The excitement surrounding that 1996 initial public offering spilled over to other Internet companies. "Do we allow our competitors to raise the capital and get the exposure (as a result of Yahoo's IPO)?" Yang asked the audience.

Boom Days--Again?

That early IPO was a principal contributor to the Internet bubble of the late 1990s, and Yahoo was one of the most visible victims (although not fatally) of the resulting bust early this decade. "We took our eyes off emerging trends" during the downturn of 2001 to 2003, according to Yang.

Looking to the future, Yang noted user expectations have risen. "Our challenge is to stay current, stay new, stay fresh for our users. I'm more excited now about what Yahoo can do than I was in the late nineties when it was all talk and no action," Yang told the crowd of Web executives. "There's a sense of excitement about old meeting new (in our medium) that other industries lack."

Among the challenges facing the company is retaining the trust it has built with its customers. "Data in the Yahoo sense is a very personal thing," Yang said. "Yahoo is in the trust business." This past spring, the company launched its own spyware blocker, for example.

Still, Yang admits the company has room for improvement. "We're not giving people enough control," he said. Take the example of Yahoo's crowded home page. "How do you drive more control without losing the ability to tell people what's new?" Yang asked.

Censorship is another challenge, and a sensitive one given Yahoo's battles with the Chinese government over censorship of the site's content. "[Chinese] society is changing very fast. There's what's visible [the new skyscrapers, for example], and there's what's less visible, which is what people are saying."

Yang said that on his recent visits to China, he hears "a lot of confidence," especially among young people. But ultimately the country needs freedom of speech, he said. "By being there and providing the infrastructure... if you can influence them [the younger generation] now, you can make a difference."

Yang claims the company's relationship with China must be handled diplomatically: "Not by saying 'you must do this' or 'you must do that'."

What keeps a 30-something billionaire awake at night? "I'm worried about the next two guys at Stanford who are dropping out of their Ph.D. [programs]," Yang told the audience.

Threats to Media Freedom

Earlier in the day, Stanford professor and Creative Commons chairman Lawrence Lessig had the audience on its feet with his presentation on the dangers lurking for makers of new media.

Lessig claims the shift in the U.S. from a free culture to a culture based on permission began with changes to copyright law in 1978. Prior to that, people had to explicitly request a copyright for material they created. But since 1978, copyright is implied.

The law is at odds with the capabilities of ordinary PCs. Now, the right mix of hardware and software can give anyone the ability to remix images, video, and sound the way people previously "remixed" text when they cited previous sources--with attribution--in their writing.

"The laws as they exist today make remix illegal," Lessig said, citing Danger Mouse's recent combination of the Beatles' "White Album" and Jay-Z's "Black Album" to create his "Grey Album." Now people must get permission to use other media, even with full attribution, and such permission is difficult to attain.

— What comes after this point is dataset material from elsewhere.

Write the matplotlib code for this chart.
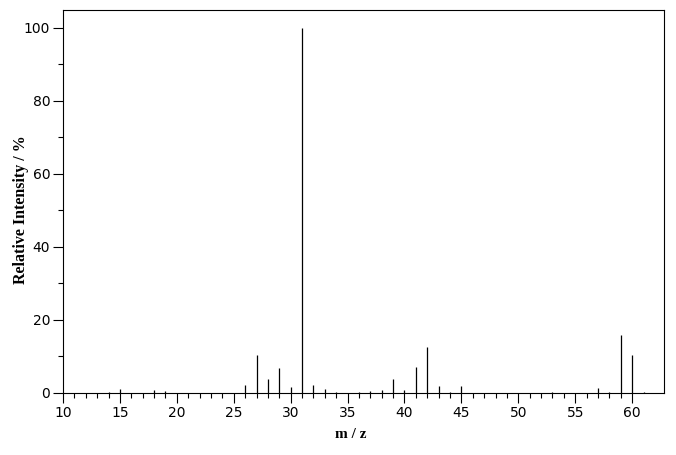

Lessig gave the example of a documentarian who requested a one-minute video clip from a 2002 interview with President Bush on "Meet the Press." NBC refused the request, saying the clip was unflattering to the president. Lessig describes this as the "privatization of the president."

The result of this legal assault on free speech is to drive free speech underground, according to Lessig. He claims the solution is to "stop the apologists who back up the extremists."